-- Your task --
Copy all of the material word for word, except for the pictures.

-- Source excerpt --
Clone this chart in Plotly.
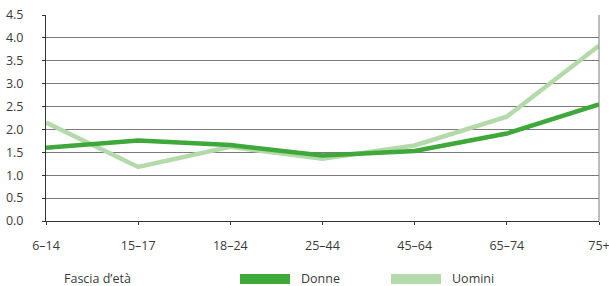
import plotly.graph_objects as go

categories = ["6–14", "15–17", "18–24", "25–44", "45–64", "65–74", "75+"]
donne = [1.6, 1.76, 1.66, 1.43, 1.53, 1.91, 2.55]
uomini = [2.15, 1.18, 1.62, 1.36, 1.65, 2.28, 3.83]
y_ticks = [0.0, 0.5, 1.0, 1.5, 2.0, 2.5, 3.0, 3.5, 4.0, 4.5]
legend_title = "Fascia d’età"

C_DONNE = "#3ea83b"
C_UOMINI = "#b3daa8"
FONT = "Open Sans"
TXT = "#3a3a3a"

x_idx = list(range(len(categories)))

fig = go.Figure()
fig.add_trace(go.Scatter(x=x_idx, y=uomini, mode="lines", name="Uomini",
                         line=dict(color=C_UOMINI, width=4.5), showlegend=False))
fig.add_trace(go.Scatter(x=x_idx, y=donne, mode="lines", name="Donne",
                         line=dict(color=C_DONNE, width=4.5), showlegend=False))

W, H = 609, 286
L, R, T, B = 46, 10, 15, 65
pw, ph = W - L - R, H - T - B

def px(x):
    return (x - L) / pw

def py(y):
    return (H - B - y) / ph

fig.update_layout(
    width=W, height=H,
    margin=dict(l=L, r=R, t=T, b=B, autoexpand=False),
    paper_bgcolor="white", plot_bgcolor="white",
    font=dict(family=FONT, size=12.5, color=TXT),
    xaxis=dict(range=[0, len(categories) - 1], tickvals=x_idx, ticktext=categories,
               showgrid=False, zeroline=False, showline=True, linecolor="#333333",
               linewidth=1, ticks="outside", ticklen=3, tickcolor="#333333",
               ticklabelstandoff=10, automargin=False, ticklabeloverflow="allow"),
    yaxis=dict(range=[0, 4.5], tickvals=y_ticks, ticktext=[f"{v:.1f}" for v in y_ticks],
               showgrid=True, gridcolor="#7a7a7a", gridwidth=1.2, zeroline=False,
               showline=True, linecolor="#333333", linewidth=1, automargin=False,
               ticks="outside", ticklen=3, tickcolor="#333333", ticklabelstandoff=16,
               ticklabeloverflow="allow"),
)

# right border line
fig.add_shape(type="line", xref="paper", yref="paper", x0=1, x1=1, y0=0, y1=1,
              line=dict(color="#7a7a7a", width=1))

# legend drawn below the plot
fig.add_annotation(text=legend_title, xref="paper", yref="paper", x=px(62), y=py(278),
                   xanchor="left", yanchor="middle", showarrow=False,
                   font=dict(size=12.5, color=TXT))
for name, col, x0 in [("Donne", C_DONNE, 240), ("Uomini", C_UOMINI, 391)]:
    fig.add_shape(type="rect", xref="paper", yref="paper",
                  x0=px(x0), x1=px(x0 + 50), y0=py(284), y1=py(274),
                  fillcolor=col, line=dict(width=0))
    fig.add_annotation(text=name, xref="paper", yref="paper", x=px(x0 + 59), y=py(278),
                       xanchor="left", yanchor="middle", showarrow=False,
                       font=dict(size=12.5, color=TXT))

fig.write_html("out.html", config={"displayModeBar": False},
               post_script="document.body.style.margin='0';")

-- Task response --
Clone this chart in Plotly.
import plotly.graph_objects as go

categories = ["6–14", "15–17", "18–24", "25–44", "45–64", "65–74", "75+"]
donne = [1.6, 1.76, 1.66, 1.43, 1.53, 1.91, 2.55]
uomini = [2.15, 1.18, 1.62, 1.36, 1.65, 2.28, 3.83]
y_ticks = [0.0, 0.5, 1.0, 1.5, 2.0, 2.5, 3.0, 3.5, 4.0, 4.5]
legend_title = "Fascia d’età"

C_DONNE = "#3ea83b"
C_UOMINI = "#b3daa8"
FONT = "Open Sans"
TXT = "#3a3a3a"

x_idx = list(range(len(categories)))

fig = go.Figure()
fig.add_trace(go.Scatter(x=x_idx, y=uomini, mode="lines", name="Uomini",
                         line=dict(color=C_UOMINI, width=4.5), showlegend=False))
fig.add_trace(go.Scatter(x=x_idx, y=donne, mode="lines", name="Donne",
                         line=dict(color=C_DONNE, width=4.5), showlegend=False))

W, H = 609, 286
L, R, T, B = 46, 10, 15, 65
pw, ph = W - L - R, H - T - B

def px(x):
    return (x - L) / pw

def py(y):
    return (H - B - y) / ph

fig.update_layout(
    width=W, height=H,
    margin=dict(l=L, r=R, t=T, b=B, autoexpand=False),
    paper_bgcolor="white", plot_bgcolor="white",
    font=dict(family=FONT, size=12.5, color=TXT),
    xaxis=dict(range=[0, len(categories) - 1], tickvals=x_idx, ticktext=categories,
               showgrid=False, zeroline=False, showline=True, linecolor="#333333",
               linewidth=1, ticks="outside", ticklen=3, tickcolor="#333333",
               ticklabelstandoff=10, automargin=False, ticklabeloverflow="allow"),
    yaxis=dict(range=[0, 4.5], tickvals=y_ticks, ticktext=[f"{v:.1f}" for v in y_ticks],
               showgrid=True, gridcolor="#7a7a7a", gridwidth=1.2, zeroline=False,
               showline=True, linecolor="#333333", linewidth=1, automargin=False,
               ticks="outside", ticklen=3, tickcolor="#333333", ticklabelstandoff=16,
               ticklabeloverflow="allow"),
)

# right border line
fig.add_shape(type="line", xref="paper", yref="paper", x0=1, x1=1, y0=0, y1=1,
              line=dict(color="#7a7a7a", width=1))

# legend drawn below the plot
fig.add_annotation(text=legend_title, xref="paper", yref="paper", x=px(62), y=py(278),
                   xanchor="left", yanchor="middle", showarrow=False,
                   font=dict(size=12.5, color=TXT))
for name, col, x0 in [("Donne", C_DONNE, 240), ("Uomini", C_UOMINI, 391)]:
    fig.add_shape(type="rect", xref="paper", yref="paper",
                  x0=px(x0), x1=px(x0 + 50), y0=py(284), y1=py(274),
                  fillcolor=col, line=dict(width=0))
    fig.add_annotation(text=name, xref="paper", yref="paper", x=px(x0 + 59), y=py(278),
                       xanchor="left", yanchor="middle", showarrow=False,
                       font=dict(size=12.5, color=TXT))

fig.write_html("out.html", config={"displayModeBar": False},
               post_script="document.body.style.margin='0';")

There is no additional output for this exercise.